## [PROBLEM TO SOLVE]
Write out each line in which the string "picture" is present.

## [ENTRIES PROVIDED]
_ _ _ _

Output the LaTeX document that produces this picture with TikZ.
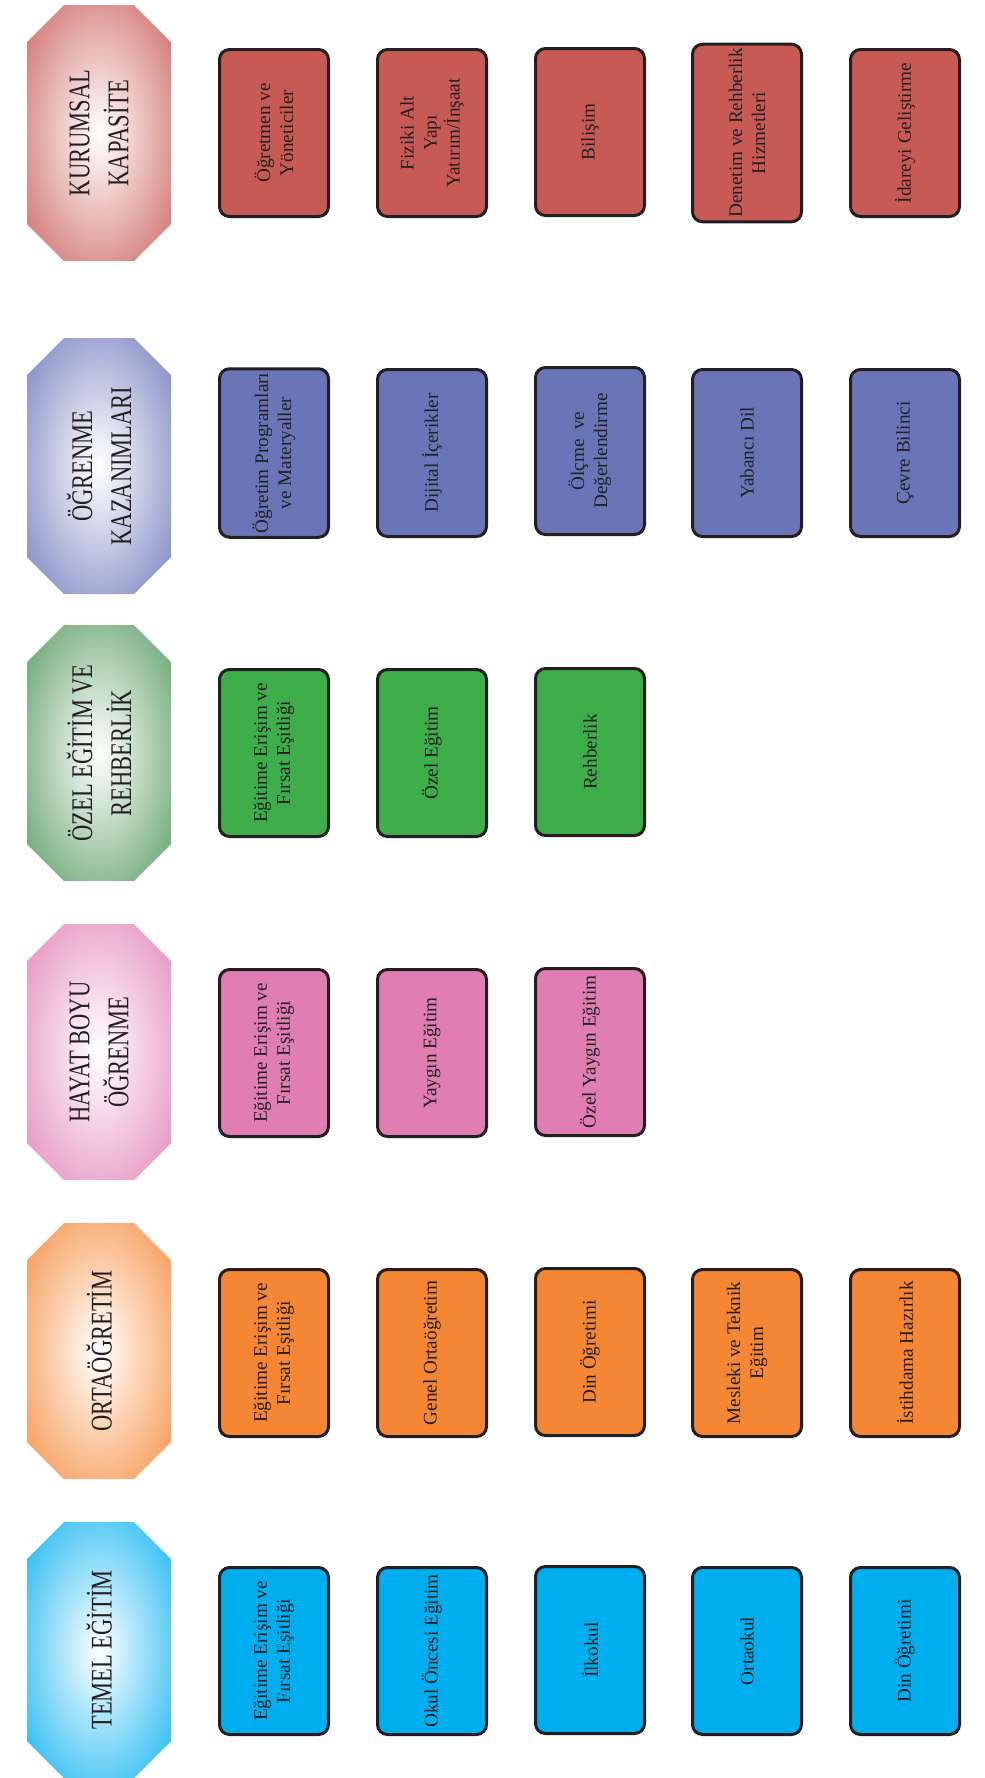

_ _ _ _

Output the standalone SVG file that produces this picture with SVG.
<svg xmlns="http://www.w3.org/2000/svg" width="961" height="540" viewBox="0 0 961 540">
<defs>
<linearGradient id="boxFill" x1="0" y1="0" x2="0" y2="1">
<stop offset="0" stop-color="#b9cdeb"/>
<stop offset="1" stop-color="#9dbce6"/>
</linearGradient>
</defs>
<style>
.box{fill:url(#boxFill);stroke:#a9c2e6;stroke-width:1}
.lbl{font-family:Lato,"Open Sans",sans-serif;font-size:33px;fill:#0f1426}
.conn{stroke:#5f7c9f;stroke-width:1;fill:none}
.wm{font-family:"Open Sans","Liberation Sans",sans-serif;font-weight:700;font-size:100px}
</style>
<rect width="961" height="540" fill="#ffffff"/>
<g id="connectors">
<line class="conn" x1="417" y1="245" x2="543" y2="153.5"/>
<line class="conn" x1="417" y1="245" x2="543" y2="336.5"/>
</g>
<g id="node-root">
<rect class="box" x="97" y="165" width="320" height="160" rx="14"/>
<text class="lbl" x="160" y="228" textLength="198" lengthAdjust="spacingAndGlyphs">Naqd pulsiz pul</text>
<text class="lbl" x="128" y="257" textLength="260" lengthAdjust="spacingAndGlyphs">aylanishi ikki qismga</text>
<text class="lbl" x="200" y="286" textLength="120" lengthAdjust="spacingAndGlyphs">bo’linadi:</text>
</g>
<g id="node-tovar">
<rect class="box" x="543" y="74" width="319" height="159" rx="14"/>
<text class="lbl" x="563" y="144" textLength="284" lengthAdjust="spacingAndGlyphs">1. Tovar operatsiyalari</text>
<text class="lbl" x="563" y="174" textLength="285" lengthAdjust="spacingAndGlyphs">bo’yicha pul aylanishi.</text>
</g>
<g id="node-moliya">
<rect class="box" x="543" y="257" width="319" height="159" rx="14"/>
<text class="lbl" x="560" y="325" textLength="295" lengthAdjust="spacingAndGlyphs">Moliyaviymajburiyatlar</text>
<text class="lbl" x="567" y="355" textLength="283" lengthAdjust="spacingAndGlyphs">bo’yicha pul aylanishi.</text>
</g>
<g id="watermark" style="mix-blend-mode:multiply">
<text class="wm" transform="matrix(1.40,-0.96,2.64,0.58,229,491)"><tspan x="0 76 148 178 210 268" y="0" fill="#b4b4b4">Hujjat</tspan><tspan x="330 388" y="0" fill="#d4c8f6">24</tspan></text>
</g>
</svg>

_ _ _ _

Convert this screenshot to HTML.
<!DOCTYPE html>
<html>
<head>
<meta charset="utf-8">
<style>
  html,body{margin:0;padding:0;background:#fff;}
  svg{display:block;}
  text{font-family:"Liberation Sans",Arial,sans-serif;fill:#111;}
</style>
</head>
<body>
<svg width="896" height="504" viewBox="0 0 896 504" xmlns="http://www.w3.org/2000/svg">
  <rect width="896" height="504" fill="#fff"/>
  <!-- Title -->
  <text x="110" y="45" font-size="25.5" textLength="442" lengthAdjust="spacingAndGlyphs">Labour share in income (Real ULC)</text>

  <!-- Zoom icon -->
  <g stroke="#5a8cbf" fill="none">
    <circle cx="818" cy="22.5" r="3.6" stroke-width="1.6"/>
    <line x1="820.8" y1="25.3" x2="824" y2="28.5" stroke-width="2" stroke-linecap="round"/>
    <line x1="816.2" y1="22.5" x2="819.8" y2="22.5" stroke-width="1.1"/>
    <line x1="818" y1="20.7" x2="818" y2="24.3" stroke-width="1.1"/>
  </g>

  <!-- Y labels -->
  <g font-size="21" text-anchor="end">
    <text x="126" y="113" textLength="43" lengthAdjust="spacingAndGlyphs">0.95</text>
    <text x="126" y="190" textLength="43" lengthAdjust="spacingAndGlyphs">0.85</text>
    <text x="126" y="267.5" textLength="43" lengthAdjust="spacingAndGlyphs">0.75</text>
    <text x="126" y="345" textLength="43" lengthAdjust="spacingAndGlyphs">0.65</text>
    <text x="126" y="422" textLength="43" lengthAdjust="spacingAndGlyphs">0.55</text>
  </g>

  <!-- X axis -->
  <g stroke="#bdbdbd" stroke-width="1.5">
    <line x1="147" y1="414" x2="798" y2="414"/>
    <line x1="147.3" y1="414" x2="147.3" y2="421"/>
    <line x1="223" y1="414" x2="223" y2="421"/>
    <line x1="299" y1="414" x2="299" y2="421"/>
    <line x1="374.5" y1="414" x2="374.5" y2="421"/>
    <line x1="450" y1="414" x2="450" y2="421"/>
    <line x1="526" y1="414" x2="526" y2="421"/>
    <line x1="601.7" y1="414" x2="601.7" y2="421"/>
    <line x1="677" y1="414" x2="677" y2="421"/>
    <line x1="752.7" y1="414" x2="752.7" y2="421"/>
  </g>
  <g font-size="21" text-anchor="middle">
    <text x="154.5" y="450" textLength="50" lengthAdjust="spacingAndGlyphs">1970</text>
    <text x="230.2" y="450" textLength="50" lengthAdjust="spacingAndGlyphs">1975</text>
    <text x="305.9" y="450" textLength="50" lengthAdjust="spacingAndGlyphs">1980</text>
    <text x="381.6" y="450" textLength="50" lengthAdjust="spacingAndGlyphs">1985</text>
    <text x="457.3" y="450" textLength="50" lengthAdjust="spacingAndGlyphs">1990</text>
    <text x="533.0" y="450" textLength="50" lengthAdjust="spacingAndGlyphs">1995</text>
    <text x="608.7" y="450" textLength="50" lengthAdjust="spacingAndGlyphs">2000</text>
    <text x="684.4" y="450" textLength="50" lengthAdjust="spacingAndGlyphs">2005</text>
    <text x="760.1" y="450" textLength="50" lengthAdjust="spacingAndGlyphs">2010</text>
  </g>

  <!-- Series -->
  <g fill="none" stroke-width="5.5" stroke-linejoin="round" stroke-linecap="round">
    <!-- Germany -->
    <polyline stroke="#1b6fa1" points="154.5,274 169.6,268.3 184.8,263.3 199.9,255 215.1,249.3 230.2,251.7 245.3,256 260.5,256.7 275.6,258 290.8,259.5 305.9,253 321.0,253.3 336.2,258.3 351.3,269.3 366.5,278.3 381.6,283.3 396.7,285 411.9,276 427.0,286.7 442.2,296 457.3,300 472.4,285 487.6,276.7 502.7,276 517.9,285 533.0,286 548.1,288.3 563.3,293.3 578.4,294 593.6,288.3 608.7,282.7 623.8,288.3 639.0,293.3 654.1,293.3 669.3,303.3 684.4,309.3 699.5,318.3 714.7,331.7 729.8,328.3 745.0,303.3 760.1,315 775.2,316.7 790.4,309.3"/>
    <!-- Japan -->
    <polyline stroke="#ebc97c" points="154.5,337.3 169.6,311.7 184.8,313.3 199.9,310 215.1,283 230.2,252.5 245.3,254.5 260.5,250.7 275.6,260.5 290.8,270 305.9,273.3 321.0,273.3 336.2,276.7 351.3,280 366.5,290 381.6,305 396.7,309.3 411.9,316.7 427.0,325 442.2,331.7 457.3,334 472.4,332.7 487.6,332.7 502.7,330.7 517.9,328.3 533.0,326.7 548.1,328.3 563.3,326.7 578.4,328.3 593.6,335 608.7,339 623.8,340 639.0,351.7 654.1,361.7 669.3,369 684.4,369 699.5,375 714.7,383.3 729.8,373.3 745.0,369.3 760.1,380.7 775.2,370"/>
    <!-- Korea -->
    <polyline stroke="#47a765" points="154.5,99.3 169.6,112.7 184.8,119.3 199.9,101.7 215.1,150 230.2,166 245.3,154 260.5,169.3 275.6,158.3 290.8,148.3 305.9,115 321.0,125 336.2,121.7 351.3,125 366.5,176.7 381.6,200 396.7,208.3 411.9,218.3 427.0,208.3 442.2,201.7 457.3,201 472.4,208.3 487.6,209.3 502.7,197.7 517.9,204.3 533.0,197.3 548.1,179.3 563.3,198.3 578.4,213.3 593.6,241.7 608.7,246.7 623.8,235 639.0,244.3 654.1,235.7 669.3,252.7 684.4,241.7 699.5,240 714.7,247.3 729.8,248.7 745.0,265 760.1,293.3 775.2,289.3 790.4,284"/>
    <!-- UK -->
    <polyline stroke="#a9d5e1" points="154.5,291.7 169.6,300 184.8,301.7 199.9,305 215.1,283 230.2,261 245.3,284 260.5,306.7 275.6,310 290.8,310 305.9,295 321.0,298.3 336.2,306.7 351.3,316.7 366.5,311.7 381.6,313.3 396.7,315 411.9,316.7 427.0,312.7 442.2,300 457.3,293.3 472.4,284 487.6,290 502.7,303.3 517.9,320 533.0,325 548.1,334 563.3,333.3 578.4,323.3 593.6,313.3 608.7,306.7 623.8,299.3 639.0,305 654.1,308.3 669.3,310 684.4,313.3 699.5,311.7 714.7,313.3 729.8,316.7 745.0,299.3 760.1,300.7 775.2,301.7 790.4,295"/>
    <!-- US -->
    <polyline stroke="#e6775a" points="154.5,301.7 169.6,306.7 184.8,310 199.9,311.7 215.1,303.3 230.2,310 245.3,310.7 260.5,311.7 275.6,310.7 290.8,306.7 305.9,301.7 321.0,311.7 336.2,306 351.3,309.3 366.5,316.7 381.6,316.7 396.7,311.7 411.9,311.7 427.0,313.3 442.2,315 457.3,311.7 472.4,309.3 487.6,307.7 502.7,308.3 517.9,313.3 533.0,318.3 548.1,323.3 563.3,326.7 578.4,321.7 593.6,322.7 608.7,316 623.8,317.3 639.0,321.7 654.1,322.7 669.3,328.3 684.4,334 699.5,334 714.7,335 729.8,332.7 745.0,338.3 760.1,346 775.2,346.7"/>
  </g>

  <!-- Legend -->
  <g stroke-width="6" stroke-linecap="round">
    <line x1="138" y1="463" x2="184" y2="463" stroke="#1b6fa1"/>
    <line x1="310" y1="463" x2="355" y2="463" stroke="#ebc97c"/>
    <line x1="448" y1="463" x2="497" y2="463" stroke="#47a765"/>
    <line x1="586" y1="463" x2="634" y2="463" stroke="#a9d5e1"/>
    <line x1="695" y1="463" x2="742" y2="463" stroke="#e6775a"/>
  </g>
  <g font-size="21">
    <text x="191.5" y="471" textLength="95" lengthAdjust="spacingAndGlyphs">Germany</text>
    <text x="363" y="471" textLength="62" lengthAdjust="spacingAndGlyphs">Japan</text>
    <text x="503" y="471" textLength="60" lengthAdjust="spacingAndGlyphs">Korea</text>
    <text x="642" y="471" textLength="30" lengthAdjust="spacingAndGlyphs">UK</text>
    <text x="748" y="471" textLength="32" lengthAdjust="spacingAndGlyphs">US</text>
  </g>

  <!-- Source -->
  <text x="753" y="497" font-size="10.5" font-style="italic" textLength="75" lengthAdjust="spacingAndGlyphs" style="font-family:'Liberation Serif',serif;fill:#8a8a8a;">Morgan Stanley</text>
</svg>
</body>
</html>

_ _ _ _

## [SOLUTION TO THIS TASK]
Output the LaTeX document that produces this picture with TikZ.
Output the standalone SVG file that produces this picture with SVG.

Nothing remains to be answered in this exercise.